OCR-D / core

Collection of OCR-related python tools and wrappers from @OCR-D

Home Page:https://ocr-d.de/core/

Geek Repo:Geek Repo

Github PK Tool:Github PK Tool

Suggestion: support split page ranges

MehmedGIT opened this issue · comments

The ocr-d processors accept a page_id parameter which makes it possible to run the processor on a specific page/s or range of pages. However, some workspaces are problematic when it comes to the consistency of the page IDs. Consider the following page IDs in 2 different workspaces:

  1. workspace: PHYS_0001, PHYS_0002, ..., PHYS_XXXX - an ideal case, where page_ids are consistent and sequential, and where simply doing PHYS_YYYY..PHYS_XXXX is enough to split the ranges.
  2. workspace: Phys60047, Phys60048, Phys60050 - this is somewhat a troublesome case where the IDs are not sequential although the pages are.

The physical page id format is different for different workspaces. So, creating a general working pattern is hard and every implementer needs to implement that separately.

Of course, the user could still manually get the physical pages list (with ocrd workspace list-page) and try to divide the ranges themselves. However, it would be more convenient if this is supported as a CLI tool.

Suggestions:

  1. ocrd workspace list-page -R 51..100 should return only the physical pages ranging from 51 to 100 regardless of their page_id format (-R for range). The output should be in a format that the OCR-D processors accept with the page_id parameter.
  2. ocrd workspace list-page -D 4 -C 2 should divide the workspace into 4 equal parts and return the 2nd chunk (-D for division, -C for chunk), in our case with 200 pages - 51..100. That way the user does not even need to know the total amount of pages of a workspace. Again the output is in a format acceptable with page_id parameter of the OCR-D processor.

Another benefit would be for the ocrd_network module. Currently, the workflow endpoint of the processing server accepts the page_id parameter to specify ranges. The user is still obligated to provide an entire list of comma-separated physical pages when their format does not support a range (consider the 2nd workspace above).

Potential issue:
Since the ORDER field of the pages may not be unique in some cases, and the output of the ocrd workspace list-page would probably be based on the input order, this could lead to consistency problems when running several ocr-d processors in parallel and the mets server messes up the order when serializing.

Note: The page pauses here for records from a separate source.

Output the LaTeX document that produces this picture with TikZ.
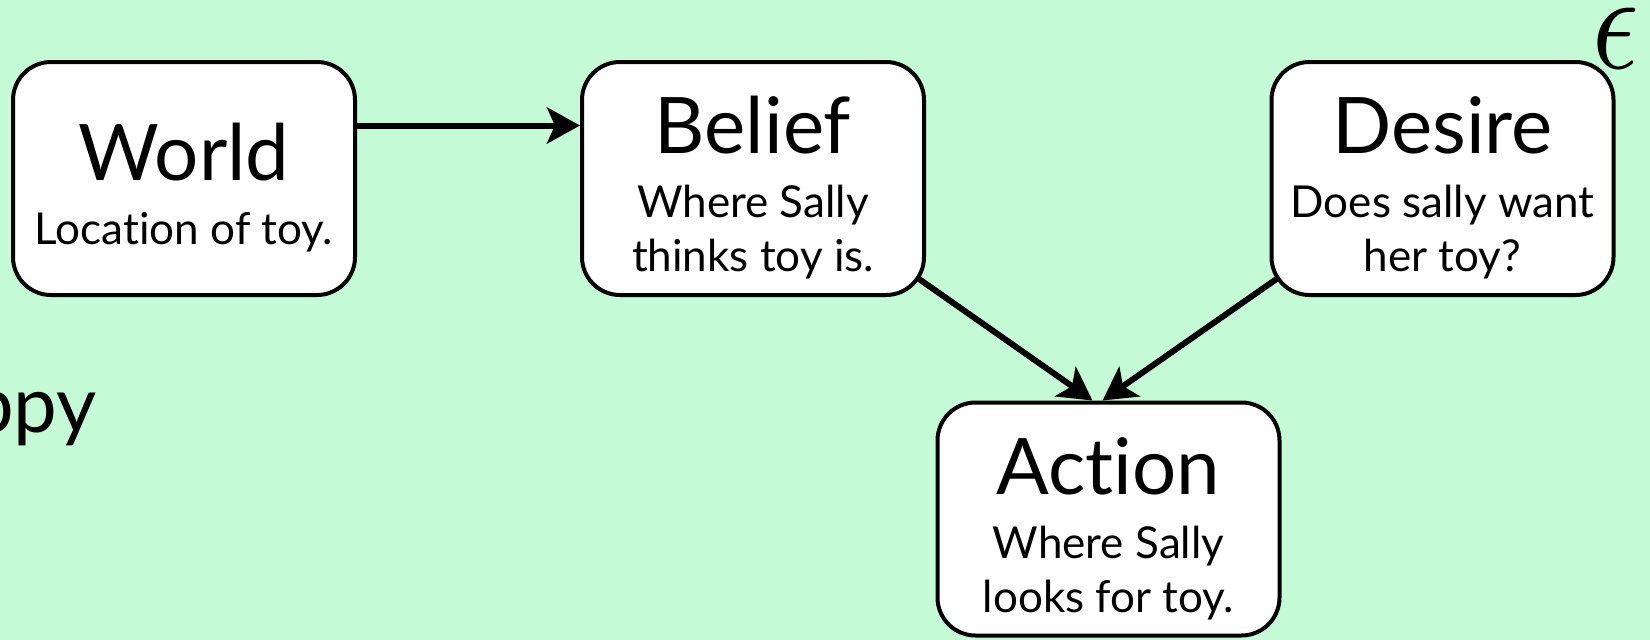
\documentclass[tikz,border=0pt]{standalone}
\usepackage{fontspec}
\setmainfont{Lato}[Ligatures=NoCommon]
\usepackage{tikz}
\usetikzlibrary{arrows.meta,calc}

\definecolor{mint}{RGB}{196,250,214}

\tikzset{
	mind/.style={draw, line width=4pt, fill=white, rounded corners=38pt,
		minimum width=342pt, minimum height=233pt, inner sep=0pt,
		align=center, text depth=-7pt, font=\fontsize{44}{54}\selectfont},
	arr/.style={-{Stealth[length=33pt,width=36pt,inset=8pt]}, line width=6pt}
}
\newcommand{\mtitle}[1]{{\fontsize{78}{80}\selectfont\rule{0pt}{68pt}#1}\\[10pt]}

\begin{document}
\begin{tikzpicture}[x=1pt, y=1pt, node distance=569pt]
	\useasboundingbox (0,0) rectangle (1650,-640);
	\fill[mint] (0,0) rectangle (1650,-640);

	\node[mind] (W) at (184,-178.5) {\mtitle{World}Location of toy.};
	\node[mind] (B) [right of=W] {\mtitle{Belief}Where Sally\\thinks toy is.};
	\node[mind] (D) [right of=B] [node distance=689.5pt] {\mtitle{Desire}Does sally want\\her toy?};
	\node[mind] (A) [below of=B] [node distance=340.5pt, xshift=355.5pt] {\mtitle{Action}Where Sally\\looks for toy.};

	% cut-off text on the left and the symbol in the corner
	\node[anchor=base east, inner sep=0pt, font=\fontsize{78}{78}\selectfont] (P) at (97,-432) {ppy};
	\node[inner sep=0pt] (E) at (1616,-38) {\scalebox{11.5}[14]{$\epsilon$}};

	\draw[arr] ([yshift=53pt]W.east) to ([yshift=53pt]B.west);
	\draw[arr] ($(B.south east)+(-7,18)$) to ($(A.north)+(-16,0)$);
	\draw[arr] ($(D.south west)+(7,18)$) to ($(A.north)+(-6,0)$);
\end{tikzpicture}
\end{document}
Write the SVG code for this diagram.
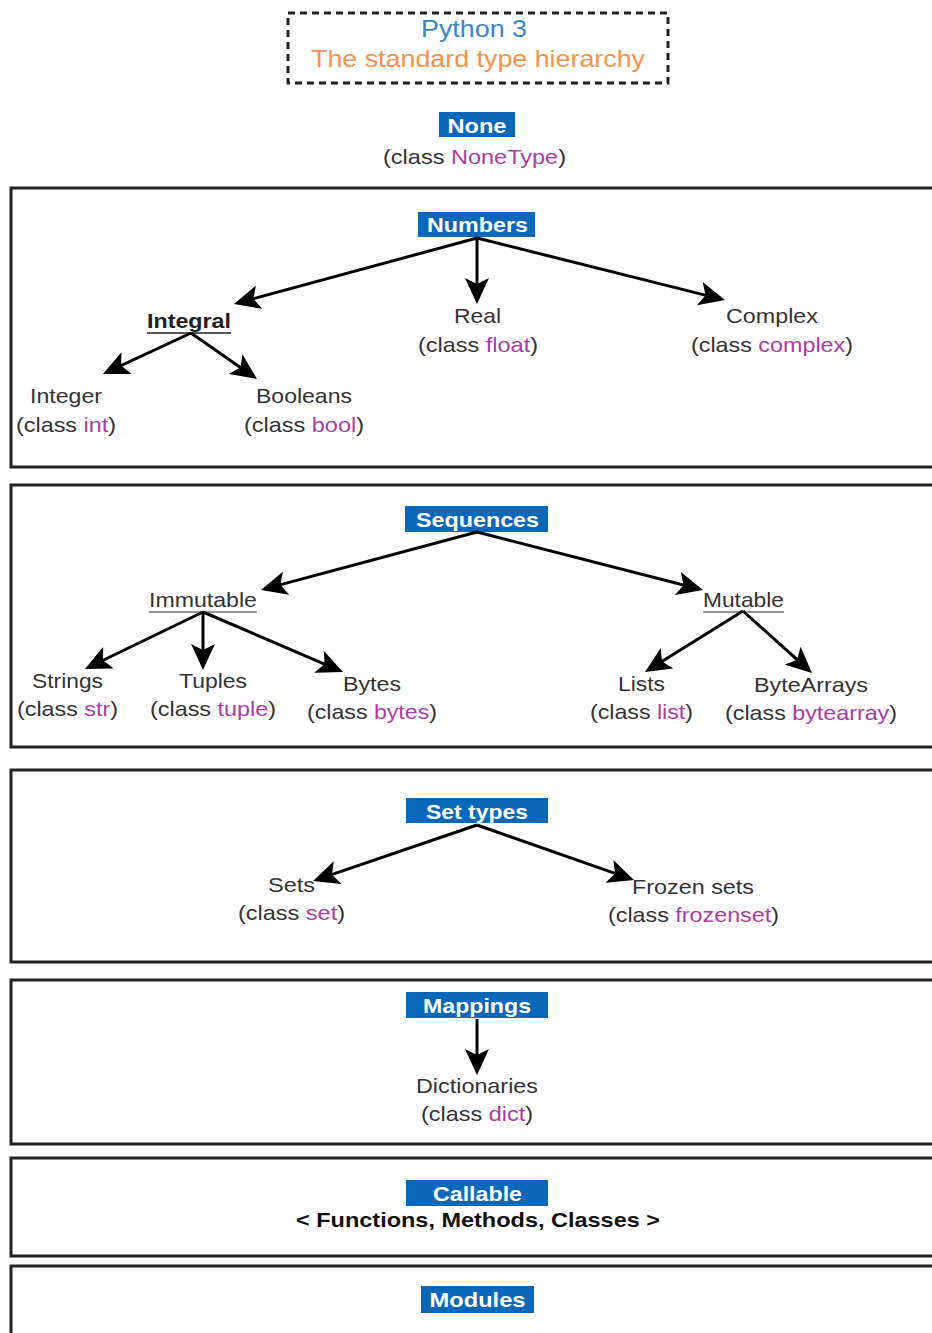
<svg xmlns="http://www.w3.org/2000/svg" width="932" height="1333" viewBox="0 0 932 1333">
<style>
.t{font-family:"Liberation Sans",Arial,sans-serif;font-size:21px;fill:#333;text-anchor:middle}
.b{font-family:"Liberation Sans",Arial,sans-serif;font-size:21px;font-weight:bold;fill:#fff;text-anchor:middle}
.k{fill:#a93ca9}
.box{fill:#0b67b7}
.panel{fill:none;stroke:#222;stroke-width:3}
.c{stroke:#000;stroke-width:3;fill:none;marker-end:url(#ah)}
</style>
<defs>
<marker id="ah" markerUnits="userSpaceOnUse" markerWidth="26" markerHeight="24" refX="18" refY="12" orient="auto">
<path d="M0,0 L26,12 L0,24 L6,12 z" fill="#000"/>
</marker>
</defs>
<rect width="932" height="1333" fill="#fff"/>

<g id="title">
<rect x="288" y="13" width="380" height="70" fill="none" stroke="#222" stroke-width="3" stroke-dasharray="7 5"/>
<text x="474" y="37" class="t" style="font-size:24px;fill:#3a86c8" textLength="106" lengthAdjust="spacingAndGlyphs">Python 3</text>
<text x="478" y="67" class="t" style="font-size:24px;fill:#f5934a" textLength="334" lengthAdjust="spacingAndGlyphs">The standard type hierarchy</text>
</g>

<g id="none">
<rect class="box" x="439" y="112" width="76" height="25"/>
<text x="477" y="133" class="b" textLength="59" lengthAdjust="spacingAndGlyphs">None</text>
<text x="474.5" y="164" class="t" textLength="183" lengthAdjust="spacingAndGlyphs">(class <tspan class="k">NoneType</tspan>)</text>
</g>

<g id="panels">
<rect class="panel" x="11" y="188" width="935" height="279"/>
<rect class="panel" x="11" y="485" width="935" height="262"/>
<rect class="panel" x="11" y="770" width="935" height="192"/>
<rect class="panel" x="11" y="980" width="935" height="164"/>
<rect class="panel" x="11" y="1158" width="935" height="98"/>
<rect class="panel" x="11" y="1266" width="935" height="100"/>
</g>

<g id="numbers">
<rect class="box" x="418" y="212" width="117" height="25"/>
<text x="477.5" y="232" class="b" textLength="101" lengthAdjust="spacingAndGlyphs">Numbers</text>
</g>
<g id="integral">
<text x="189" y="328" class="t" style="font-weight:bold;fill:#222" textLength="84" lengthAdjust="spacingAndGlyphs">Integral</text>
<line x1="147" y1="333" x2="231" y2="333" stroke="#222" stroke-width="1.5"/>
</g>
<g id="real">
<text x="477.5" y="323" class="t" textLength="47" lengthAdjust="spacingAndGlyphs">Real</text>
<text x="478" y="352" class="t" textLength="120" lengthAdjust="spacingAndGlyphs">(class <tspan class="k">float</tspan>)</text>
</g>
<g id="complex">
<text x="772" y="323" class="t" textLength="92" lengthAdjust="spacingAndGlyphs">Complex</text>
<text x="772" y="352" class="t" textLength="162" lengthAdjust="spacingAndGlyphs">(class <tspan class="k">complex</tspan>)</text>
</g>
<g id="integer">
<text x="66" y="403" class="t" textLength="72" lengthAdjust="spacingAndGlyphs">Integer</text>
<text x="66" y="432" class="t" textLength="100" lengthAdjust="spacingAndGlyphs">(class <tspan class="k">int</tspan>)</text>
</g>
<g id="booleans">
<text x="304" y="403" class="t" textLength="96" lengthAdjust="spacingAndGlyphs">Booleans</text>
<text x="304" y="432" class="t" textLength="120" lengthAdjust="spacingAndGlyphs">(class <tspan class="k">bool</tspan>)</text>
</g>

<g id="sequences">
<rect class="box" x="405" y="506" width="143" height="26"/>
<text x="477.5" y="527" class="b" textLength="123" lengthAdjust="spacingAndGlyphs">Sequences</text>
</g>
<g id="immutable">
<text x="203" y="607" class="t" textLength="108" lengthAdjust="spacingAndGlyphs">Immutable</text>
<line x1="149" y1="612" x2="257" y2="612" stroke="#999" stroke-width="2"/>
</g>
<g id="mutable">
<text x="743.5" y="607" class="t" textLength="81" lengthAdjust="spacingAndGlyphs">Mutable</text>
<line x1="703" y1="612" x2="784" y2="612" stroke="#999" stroke-width="2"/>
</g>
<g id="strings">
<text x="67.5" y="688" class="t" textLength="71" lengthAdjust="spacingAndGlyphs">Strings</text>
<text x="67.5" y="716" class="t" textLength="101" lengthAdjust="spacingAndGlyphs">(class <tspan class="k">str</tspan>)</text>
</g>
<g id="tuples">
<text x="213" y="688" class="t" textLength="68" lengthAdjust="spacingAndGlyphs">Tuples</text>
<text x="213" y="716" class="t" textLength="126" lengthAdjust="spacingAndGlyphs">(class <tspan class="k">tuple</tspan>)</text>
</g>
<g id="bytes">
<text x="372" y="691" class="t" textLength="58" lengthAdjust="spacingAndGlyphs">Bytes</text>
<text x="372" y="719" class="t" textLength="130" lengthAdjust="spacingAndGlyphs">(class <tspan class="k">bytes</tspan>)</text>
</g>
<g id="lists">
<text x="641.5" y="691" class="t" textLength="47" lengthAdjust="spacingAndGlyphs">Lists</text>
<text x="641.5" y="719" class="t" textLength="103" lengthAdjust="spacingAndGlyphs">(class <tspan class="k">list</tspan>)</text>
</g>
<g id="bytearrays">
<text x="811" y="692" class="t" textLength="114" lengthAdjust="spacingAndGlyphs">ByteArrays</text>
<text x="811" y="720" class="t" textLength="172" lengthAdjust="spacingAndGlyphs">(class <tspan class="k">bytearray</tspan>)</text>
</g>

<g id="settypes">
<rect class="box" x="406" y="798" width="142" height="25"/>
<text x="477" y="819" class="b" textLength="102" lengthAdjust="spacingAndGlyphs">Set types</text>
</g>
<g id="sets">
<text x="291.5" y="892" class="t" textLength="47" lengthAdjust="spacingAndGlyphs">Sets</text>
<text x="291.5" y="920" class="t" textLength="107" lengthAdjust="spacingAndGlyphs">(class <tspan class="k">set</tspan>)</text>
</g>
<g id="frozensets">
<text x="693" y="894" class="t" textLength="122" lengthAdjust="spacingAndGlyphs">Frozen sets</text>
<text x="693.5" y="922" class="t" textLength="171" lengthAdjust="spacingAndGlyphs">(class <tspan class="k">frozenset</tspan>)</text>
</g>

<g id="mappings">
<rect class="box" x="406" y="992" width="142" height="26"/>
<text x="477" y="1013" class="b" textLength="108" lengthAdjust="spacingAndGlyphs">Mappings</text>
</g>
<g id="dictionaries">
<text x="477" y="1093" class="t" textLength="122" lengthAdjust="spacingAndGlyphs">Dictionaries</text>
<text x="477" y="1121" class="t" textLength="112" lengthAdjust="spacingAndGlyphs">(class <tspan class="k">dict</tspan>)</text>
</g>

<g id="callable">
<rect class="box" x="406" y="1180" width="142" height="26"/>
<text x="477.5" y="1201" class="b" textLength="89" lengthAdjust="spacingAndGlyphs">Callable</text>
<text x="478" y="1227" class="t" style="font-weight:bold;fill:#111" textLength="364" lengthAdjust="spacingAndGlyphs">&lt; Functions, Methods, Classes &gt;</text>
</g>

<g id="modules">
<rect class="box" x="421" y="1286" width="113" height="27"/>
<text x="477.5" y="1307" class="b" textLength="96" lengthAdjust="spacingAndGlyphs">Modules</text>
</g>

<g id="connectors">
<line class="c" x1="477" y1="238" x2="241.7" y2="301.9"/>
<line class="c" x1="477" y1="238" x2="477" y2="296"/>
<line class="c" x1="477" y1="238" x2="717.2" y2="298.1"/>
<line class="c" x1="191" y1="333" x2="110.2" y2="370.6"/>
<line class="c" x1="191" y1="333" x2="250.4" y2="374.4"/>
<line class="c" x1="477" y1="532" x2="268.7" y2="587.9"/>
<line class="c" x1="477" y1="532" x2="695.2" y2="588"/>
<line class="c" x1="203" y1="612" x2="92.2" y2="665.5"/>
<line class="c" x1="203" y1="612" x2="203" y2="662"/>
<line class="c" x1="203" y1="612" x2="335.6" y2="668.8"/>
<line class="c" x1="743" y1="611" x2="651.8" y2="667.8"/>
<line class="c" x1="743" y1="611" x2="806" y2="667.7"/>
<line class="c" x1="477" y1="825" x2="320.6" y2="878.4"/>
<line class="c" x1="477" y1="825" x2="626.4" y2="877.4"/>
<line class="c" x1="477" y1="1019" x2="477" y2="1067"/>
</g>
</svg>
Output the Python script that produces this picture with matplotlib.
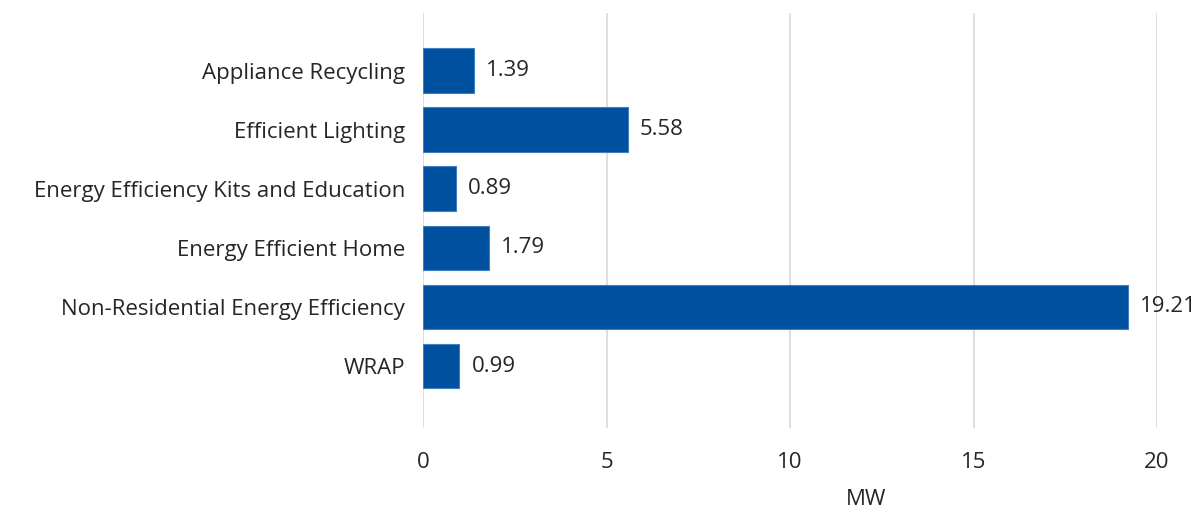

Fairly straightforward to implement, I'll prepare a PR.

Since the ORDER field of the pages may not be unique in some cases, and the output of the ocrd workspace list-page would probably be based on the input order, this could lead to consistency problems when running several ocr-d processors in parallel and the mets server messes up the order when serializing.

We do never add or change the @ORDER attribute unless the user explicitly does that on the commandline. Garbage in, garbage out, is what we try to adhere to wrt. METS.